Olive Craig, senior legal officer at Rights of Women, said: “The Court of Appeal’s judgment goes some way to highlighting the importance of family law professionals identifying and understanding coercive control.
“But we are saddened that the court does not appear to have listened to the resounding message from the (Ministry of Justice’s) harm report and the women we support that culture change is needed.
“The cases the court heard are clear examples of the minimisation by family judges of male violence against women.”
She added: “The Court of Appeal could have used this rare opportunity to send a clear message about the importance of protecting women and children but instead prioritised concerns about workloads and court time over the safety of women and children.
“Despite sexual violence being raised in the appeal cases, and the court hearing submissions about the importance of procedural fairness in these cases, the court’s response avoiding responsibility for this issue was completely inadequate.”
Lucy Hadley, head of policy and campaigns for the Women’s Aid Federation of England, welcomed the court’s conclusions on coercive control.
However, she said the federation is “severely disappointed” that the judges did not call for an end to the “contact at all costs” approach to family disputes, which she said is “putting women and children experiencing domestic abuse in danger”.
Ms Hadley added: “We fear this judgment has not recognised the urgent need for wholesale reform to make the family courts safe for survivors.
“We will continue to fight for a change to the presumption of parental involvement in domestic abuse cases – for good.”
Katie Russell, national spokeswoman for Rape Crisis England & Wales, said the court’s recognition that understanding of coercive control must play more of a role in family court proceedings is “really positive”.
But she added: “We are nonetheless extremely disappointed that the ruling declined to tackle the significant problems of victim-blaming rape myths, lack of understanding of the law on sexual consent from family court judges, and the overall minimisation and dismissal of sexual violence and abuse in family courts.
“Through our frontline work at Rape Crisis, we know the significant harm and re-traumatisation these attitudes as well as the pro-contact culture in family courts can and do cause survivors.
“With our partners, we will continue to highlight the real and urgent need for culture shift in the family courts.”
Sara Kirkpatrick, chief executive of Welsh Women’s Aid, said: “This appeal was brought in order to highlight the systemic failings of the family court – the judgment today, while reiterating the need for better understanding of coercive control and all forms of domestic abuse which is most welcome, still sadly falls short of addressing those systemic issues.

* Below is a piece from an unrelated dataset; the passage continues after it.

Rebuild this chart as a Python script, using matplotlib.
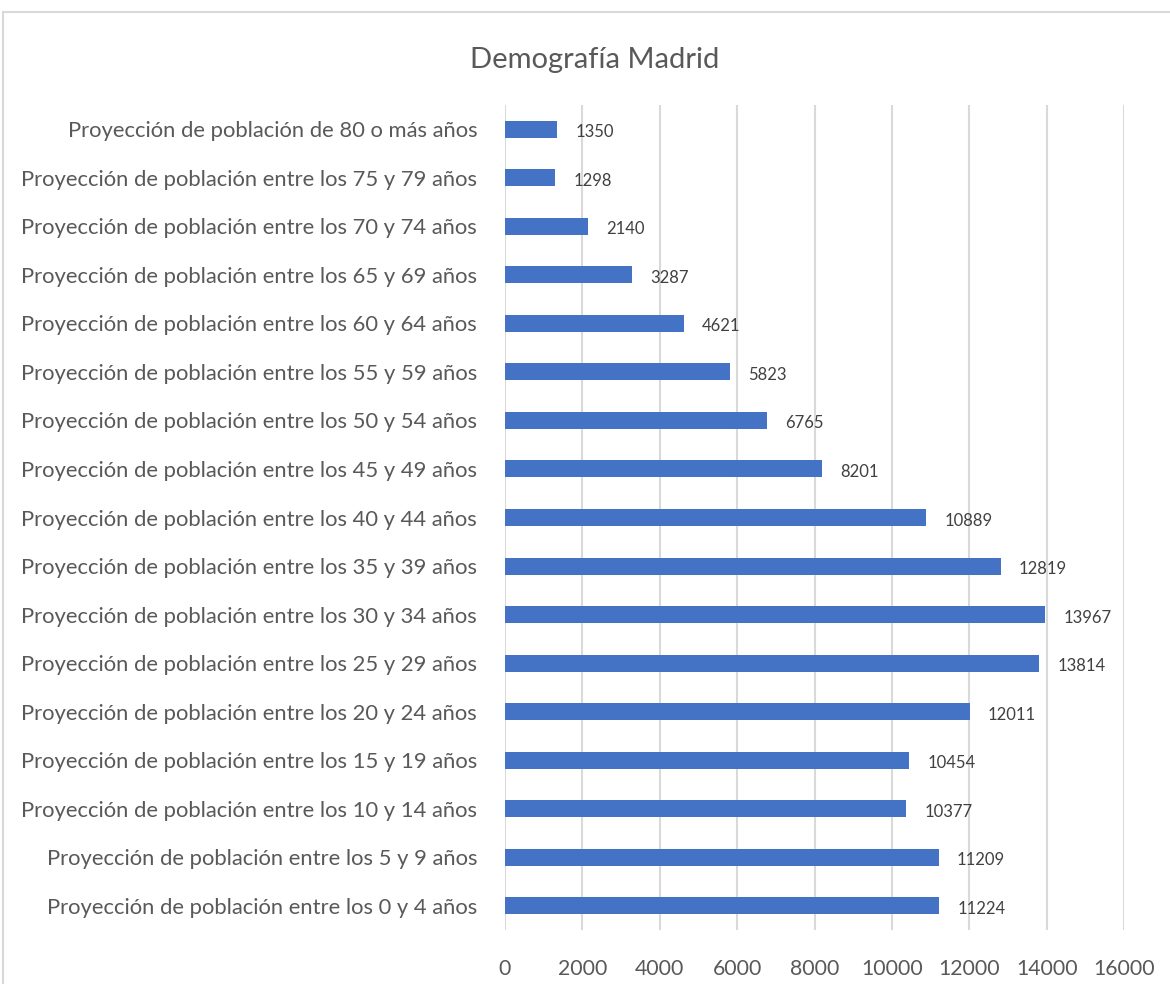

“If our civil justice system is not able to protect adult and child survivors of abuse from further harm then it is sadly not delivering ‘justice’, merely process.”

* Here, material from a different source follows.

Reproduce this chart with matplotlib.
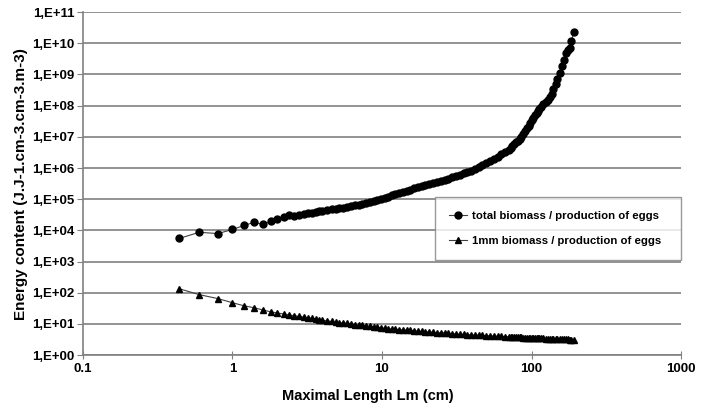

In the judgment, given by the president of the Family Division Sir Andrew McFarlane, Lady Justice King and Lord Justice Holroyde, the judges said that where an allegation of coercive and controlling behaviour is made, that should be the “primary issue” for a court to decide.

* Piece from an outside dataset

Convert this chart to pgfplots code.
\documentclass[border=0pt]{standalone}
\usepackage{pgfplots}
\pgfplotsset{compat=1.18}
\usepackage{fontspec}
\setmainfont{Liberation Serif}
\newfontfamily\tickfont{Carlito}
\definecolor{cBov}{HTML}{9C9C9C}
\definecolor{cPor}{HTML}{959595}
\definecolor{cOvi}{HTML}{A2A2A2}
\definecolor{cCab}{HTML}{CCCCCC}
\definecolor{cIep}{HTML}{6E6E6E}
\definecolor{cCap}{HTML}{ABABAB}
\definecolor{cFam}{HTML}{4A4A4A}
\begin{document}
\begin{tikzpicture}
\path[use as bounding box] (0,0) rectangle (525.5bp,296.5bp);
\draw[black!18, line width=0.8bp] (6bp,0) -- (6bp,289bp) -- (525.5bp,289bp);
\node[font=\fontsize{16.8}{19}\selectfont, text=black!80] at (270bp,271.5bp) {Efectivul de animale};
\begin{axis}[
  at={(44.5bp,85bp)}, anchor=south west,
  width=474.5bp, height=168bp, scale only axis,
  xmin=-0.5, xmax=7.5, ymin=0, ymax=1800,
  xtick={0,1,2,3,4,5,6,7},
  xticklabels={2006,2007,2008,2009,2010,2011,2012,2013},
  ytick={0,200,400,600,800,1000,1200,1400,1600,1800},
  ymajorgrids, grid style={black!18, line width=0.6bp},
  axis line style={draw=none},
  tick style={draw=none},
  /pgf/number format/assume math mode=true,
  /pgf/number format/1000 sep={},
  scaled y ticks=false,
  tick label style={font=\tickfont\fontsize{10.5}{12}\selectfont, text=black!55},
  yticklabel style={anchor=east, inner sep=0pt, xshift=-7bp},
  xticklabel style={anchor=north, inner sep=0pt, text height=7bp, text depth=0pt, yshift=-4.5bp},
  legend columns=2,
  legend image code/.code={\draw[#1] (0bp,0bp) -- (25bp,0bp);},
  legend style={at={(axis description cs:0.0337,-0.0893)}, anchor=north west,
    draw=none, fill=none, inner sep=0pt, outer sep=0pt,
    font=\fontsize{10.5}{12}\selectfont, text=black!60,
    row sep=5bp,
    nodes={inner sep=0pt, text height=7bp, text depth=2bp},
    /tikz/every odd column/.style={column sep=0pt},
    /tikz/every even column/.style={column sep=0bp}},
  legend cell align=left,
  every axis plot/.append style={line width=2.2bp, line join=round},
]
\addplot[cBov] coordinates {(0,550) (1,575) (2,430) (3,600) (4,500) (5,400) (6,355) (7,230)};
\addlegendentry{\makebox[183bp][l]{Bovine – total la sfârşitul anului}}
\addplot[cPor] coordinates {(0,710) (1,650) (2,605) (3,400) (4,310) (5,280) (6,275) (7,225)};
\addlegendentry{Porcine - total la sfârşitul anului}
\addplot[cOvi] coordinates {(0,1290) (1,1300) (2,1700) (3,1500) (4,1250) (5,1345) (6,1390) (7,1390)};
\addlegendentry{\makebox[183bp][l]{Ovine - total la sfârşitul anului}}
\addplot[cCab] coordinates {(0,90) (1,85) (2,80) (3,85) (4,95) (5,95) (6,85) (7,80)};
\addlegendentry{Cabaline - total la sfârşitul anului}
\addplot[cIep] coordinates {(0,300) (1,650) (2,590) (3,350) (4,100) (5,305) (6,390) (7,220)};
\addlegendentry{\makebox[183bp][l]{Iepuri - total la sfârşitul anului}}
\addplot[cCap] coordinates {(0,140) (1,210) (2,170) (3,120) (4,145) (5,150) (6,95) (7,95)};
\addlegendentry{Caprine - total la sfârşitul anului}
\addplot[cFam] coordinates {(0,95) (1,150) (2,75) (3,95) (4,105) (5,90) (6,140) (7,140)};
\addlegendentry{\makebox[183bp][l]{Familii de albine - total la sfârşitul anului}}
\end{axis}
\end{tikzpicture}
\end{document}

The judges said the approach of regarding coercive or controlling incidents that occurred between adults when they were in a close relationship as being “in the past”, and therefore of little relevance when assessing risk of harm in future, should be considered “old-fashioned and no longer acceptable”.
They also said “serious thought is now needed” to developing a different way of organising and summarising evidence to be put before a court to the detailed schedules currently in use – which lawyers had argued are a “potential barrier to fairness”.
The judges said the family courts are engaged in a “continuing process aimed at developing and improving” procedures, including the implementation of a Ministry of Justice (MoJ) report – the harm report – which concluded that the present adversarial system for resolving contact disputes is a “barrier” to the ability of courts to respond “consistently and effectively” to domestic abuse.
The MoJ has now started work on how to give effect to the new approach and is designing pilots of Integrated Domestic Abuse Courts.
The judges said there is also the Domestic Abuse Bill currently before Parliament and the president of the Family Division’s private law working group, which published its second report in April last year, and its recommendations are starting to be tested in pilot schemes.
They said there is a “limit” to the extent to which they could give general guidance in light of these initiatives and the fact that they were determining four individual cases.
The judges said in the ruling: “It would be both impossible and inappropriate for us, as judges in the Court of Appeal, following a short hearing of four appeals, to lay down comprehensive guidance in this judgment aimed at resolving (or even identifying) the many difficulties that are said to exist and which are the very subject of these more extensive endeavours.”
The four appeals, which were considered at the January hearing, were brought by mothers and involved family court proceedings concerning the welfare of children in which at least one parent had made allegations of domestic abuse against the other.
The court allowed three of the appeals and sent them back to the family court to be considered afresh by a different judge, while the fourth appeal was dismissed because the mother in that case no longer wished to overturn the order for her child to have contact with its father.
The judges said such cases are “far from rare”, with the family courts receiving 55,253 private law applications in 2019/2020 by parents seeking resolution of a dispute with the other over future care arrangements for their child.
They said it is thought that allegations of domestic abuse are made in at least 40% of this type of case which, if correct, means judges and magistrates have to consider about 22,000 such cases a year.
In addition, they said the family courts received 29,285 applications for injunction orders from parents seeking protection from domestic abuse.